Digitimes Insight: Sony PS3 supply may run tight due to quake-hit laser diode production
Tom Lo, DIGITIMES Research, Taipei [Friday 25 March 2011]
The massive earthquake in Japan has impacted the supply chain of Blu-ray Disc (BD) players. Blue laser diodes used in BD players' optical pick-up head units (OPU) are mainly produced in Japan. Sony's blue laser diode manufacturing subsidiary in Fukushima, Japan - Sony Shiraishi Semiconductor - has been suspended due to the earthquake. Digitimes Research believes that this could seriously disrupt the supply of BD devices, especially Sony's Playstation 3 (PS3), if the plant suspension prolongs.
In addition to Sony Shiraishi Semiconductor, Sony also shut down the operations of Sony Chemical & Information Device's two plants in Miyagi that manufactures DB disc and smart cards; Sony Energy Devices' two plants in Fukushima that manufacture lithium batteries; and a plant in Ibaraki that manufactures DVD and CD discs.
Sony Shiraishi Semiconductor's another plant in Miyagi which also makes blue laser diodes has also been suspend from due to facility and equipment damage.
Sony's BD OPUs are mainly produced at the company's plants outside Japan. Although they were not affected directly by the earthquake, the shortage of the blue laser diodes is expected to hamper their production.
Sony's blue laser diode production mostly caters to the company's own brand devices and Sony sold more than 21 million BD devices in fiscal 2010 with PS3 accounting for 15 million units and BD players and recorders combining for six million units.
Blue laser diodes are used to create laser beams for devices to read data on BD discs and the component is also a kind of semiconductor. Sony's semiconductor business include two main subsidiaries - Sony Semiconductor Kyushu and Sony Shiraishi Semiconductor.
Sony Semiconductor Kyushu has four plants for producing digital image and sensor components. They are located in Nagasaki, Kumamoto, Kagoshima and Oita, all on Kyushu Island in southwestern Japan, away from earthquake-hit northeastern region. But the blue laser diode maker Sony Shiraishi Semiconductor in Fukushima has been damaged by the quake. Sony may have to find alternative supply of blue laser diodes.

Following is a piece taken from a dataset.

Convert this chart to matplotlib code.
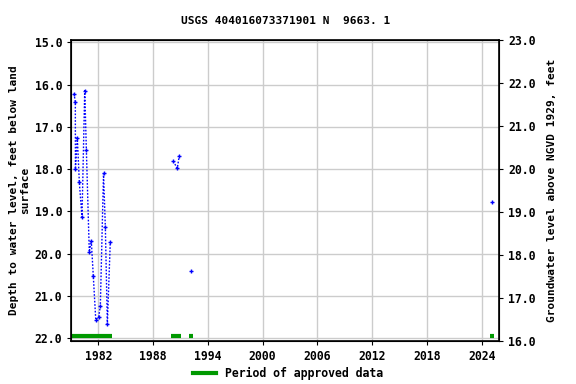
import matplotlib
matplotlib.use("Agg")
import matplotlib.pyplot as plt
import numpy as np

# water level measurements (decimal year, depth below land surface in ft)
years = [1979.34, 1979.48, 1979.49, 1979.70, 1979.92, 1980.21, 1980.51, 1980.69,
         1981.01, 1981.23, 1981.45, 1981.72, 1982.04, 1982.22, 1982.57, 1982.77,
         1982.99, 1983.31,
         1990.21, 1990.65, 1990.87,
         1992.19,
         2025.15]
depth = [16.21, 16.41, 18.00, 17.25, 18.31, 19.14, 16.14, 17.55,
         19.96, 19.70, 20.53, 21.57, 21.50, 21.24, 18.10, 19.38,
         21.67, 19.72,
         17.81, 17.98, 17.68,
         20.41,
         18.78]

# periods of approved data (start, end)
approved_start = [1979.08, 1989.96, 1991.93, 2024.90]
approved_end = [1983.47, 1991.06, 1992.37, 2025.30]

xticks = [1982, 1988, 1994, 2000, 2006, 2012, 2018, 2024]
left_ticks = [15.0, 16.0, 17.0, 18.0, 19.0, 20.0, 21.0, 22.0]
right_ticks = [16.0, 17.0, 18.0, 19.0, 20.0, 21.0, 22.0, 23.0]

font = "DejaVu Sans Mono"
fs = 8.3

fig = plt.figure(figsize=(5.76, 3.84), dpi=100)
ax = fig.add_axes([0.1238, 0.1128, 0.743, 0.7843])

# split into connected groups where gap is large
yr = np.array(years)
dp = np.array(depth)
breaks = np.where(np.diff(yr) > 1.0)[0] + 1
for gy, gd in zip(np.split(yr, breaks), np.split(dp, breaks)):
    ax.plot(gy, gd, color="blue", linestyle=(0, (1.2, 1.2)), linewidth=1.0,
            marker="+", markersize=3.5, markeredgewidth=1.0)

for s, e in zip(approved_start, approved_end):
    ax.hlines(21.96, s, e, color="#009900", linewidth=3.0)

ax.set_xlim(1979.04, 2025.93)
ax.set_ylim(22.06, 14.93)
ax.set_xticks(xticks)
ax.set_yticks(left_ticks)
ax.set_yticklabels([f"{v:.1f}" for v in left_ticks])
ax.grid(True, color="#cccccc", linewidth=1.0)
ax.set_axisbelow(True)
for sp in ax.spines.values():
    sp.set_linewidth(1.2)
ax.tick_params(direction="out", length=3, labelsize=fs)
for lbl in ax.get_xticklabels() + ax.get_yticklabels():
    lbl.set_fontfamily(font)
    lbl.set_fontweight("bold")

ax.set_ylabel("Depth to water level, feet below land\nsurface",
              fontsize=8, fontfamily=font, fontweight="bold", labelpad=3)
ax.set_title("USGS 404016073371901 N  9663. 1", fontsize=8,
             fontfamily=font, fontweight="bold", pad=11)

ax2 = ax.twinx()
ax2.set_ylim(16.0, 23.0)
ax2.set_yticks(right_ticks)
ax2.set_yticklabels([f"{v:.1f}" for v in right_ticks])
ax2.tick_params(direction="out", length=3, labelsize=fs)
for lbl in ax2.get_yticklabels():
    lbl.set_fontfamily(font)
    lbl.set_fontweight("bold")
ax2.set_ylabel("Groundwater level above NGVD 1929, feet", fontsize=8,
               fontfamily=font, fontweight="bold", labelpad=8)

handle = plt.Line2D([], [], color="#009900", linewidth=3.0)
fig.legend([handle], ["Period of approved data"], loc="center",
           bbox_to_anchor=(0.5, 0.028), frameon=False, handlelength=2.0,
           prop={"family": font, "weight": "bold", "size": fs})

fig.savefig("out.png", dpi=100)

In addition to Sony, Japan-based players such as Sharp, Nichia, Rohm and Panasonic are all suppliers of laser diodes with plants in Japan. But their plants are all located away from northeastern Japan. Panasonic's and Rohm's plants are in Okayama; Sharp's plant is in Hiroshima; Nichia's plants are in Kagoshima and Tokushima; and Sanyo's plants are in Tottori. Sony is the only laser diode supplier that has been hit by the earthquake.
BD OPUs are usually tailor-designed for specific blue laser diodes, and therefore OPU makers usually depend on a single source of blue laser diode supply. Redesigning blue laser diodes requires more than three months. OPU makers are likely to have difficulties replacing their current laser diodes from Sony.
If Sony Shiraishi Semiconductor is unable to resume its operation in the near future, Sony will likely halt its blue laser diode supply to outside clients and reserve its capacity for in-house use. If that happens, its OPU clients will have to be forced to seek help from other suppliers. Sony's laser diode clients have pointed out that almost all outside OPU makers have products that adopt laser diodes from, Sony, which has had advantage in terms of cost and production capacity.
But by stopping supplies to outside clients, Sony will risk losing orders from these clients who will need to redesign their existing models or design new models using laser diodes from new sources in order to maintain their shipments. Even if Sony manages to resume all its capacity, these clients will not shift the orders back to Sony due to compatibility issues.
Since Sony is also likely to adopt laser diodes or OPUs from outside sources to resolve its component shortage crisis, OPU suppliers including Sharp, Panasonic, Hitachi, Toshiba and Sanyo may all benefit from the orders. Sanyo, which ships most of its OPUs to outside clients, currently has the highest share of the OPU market. But as some of the company's OPU models also use Sony's blue laser diodes, its OPU shipments may also be affected.
Game consoles have an average life cycle of over five years, versus BD player's one year. Therefore, a game console's basic structure cannot be changed often, especially crucial components such as BD OPUs and blue laser diodes. As a result, Sony is unlikely to find a replacement OPU for its PS3 console and may have to prioritize its support for the production of the device. As PS3 currently accounts for 70% of Sony's BD products, Sony's blue laser diode supply issue may seriously hamper PS3 shipments.